You Were Never Really Here, 2018

  • LeratoEnchanted
    Grandmaster Critic

    177 posts
    Signed up the 28/03/2017

    On 14/04/2018 at 10:13 Quote this message


    You Were Never Really Here is a film written and directed by Lynne Ramsay, adapted from a book of the same name. The film follows Joe (Joaquin Phoenix), a troubled man, living and taking care of his ailing mother, leading a double life as a hired gun. Joe tracks down missing young girls, who get caught up in sex trafficking rings, for a living.

    Joe's way of retrieval of these girls is brute and plain bloody. This is why he is a trusted man for these jobs. He's relentless in his pursuit and he always makes sure to complete the mission successfully, no matter the circumstances, and he doesn't need any assistance from anyone. His angst coupled with hopelessness make him the killing machine he is just fine.

    Joe is, as I had mentioned before, troubled. He struggles with childhood trauma, and to top it off he is also haunted by some of the things he has had to do in his line of work. This is a man who would rather choke on his own spit than live to see another day. The only thing keeping him alive is his dear mother.

    How Ramsay presents Joe to us is very interesting; he is as soft just as he is a bowl of steaming acid. Moments with his mother help us forget the animalistic acts he had just committed minutes ago. This is how this movie becomes a study of human behaviour. Not only that, but a study of people suffering with scathing mental illnesses.

    The sound design is perhaps the most compelling aspect of the movie as it continues on demonstrating where Joe is just too defeated by life to perform his self-loathe and life of suffering. I say this because there's no telling whether Phoenix is putting on a performance or if this is truly his lived experience. Phoenix as Joe is a rare moment in film, as we're made to feel as though we're peeping into a day in the life of Phoenix, rather than Phoenix becoming Joe. Phoenix has a way of doing this, though. We've seen him this believable in the 2013 Her and a year later in 2014's Inherent Vice.

    I'd described the film as a quiet, tense whimper on a gloomy, misty night, on an empty street, by a helpless someone who's forgotten the direction back home due to the intense pain from their wounded leg.
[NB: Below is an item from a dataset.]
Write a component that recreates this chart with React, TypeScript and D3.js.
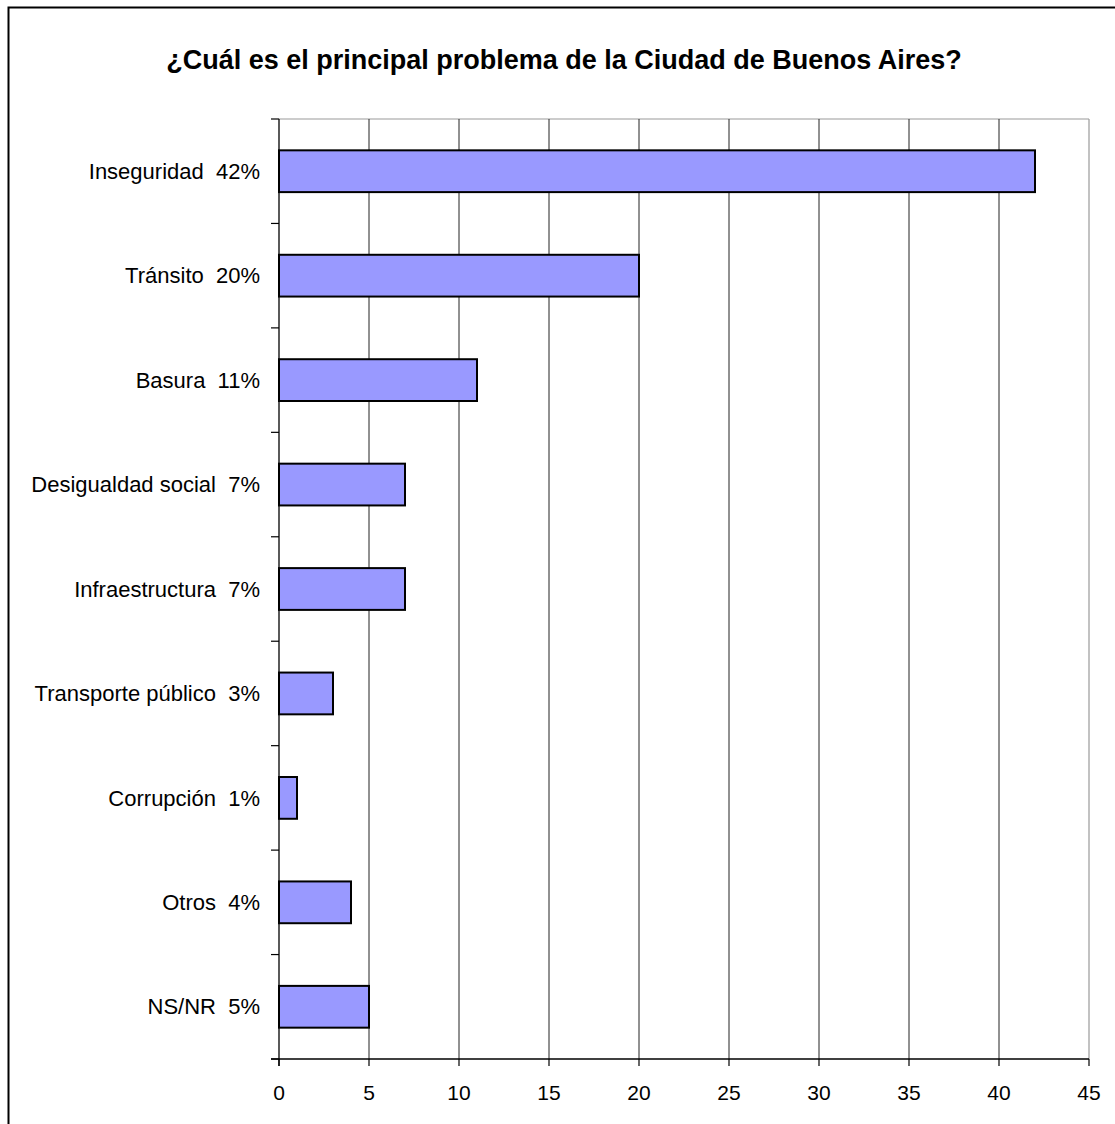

From the cinematography to the use of silence and dull colours to portray a sombre mood, the film is sure to squeeze a tear or two out of you.

    The movie feels like depiction of a drug-induced hallucination. It also sometimes feels like how an anxiety attack or a break down would look and sound internally. I felt almost as though I were inside Joe's head the entire time, exploring his thoughts and his perspective of the world around him.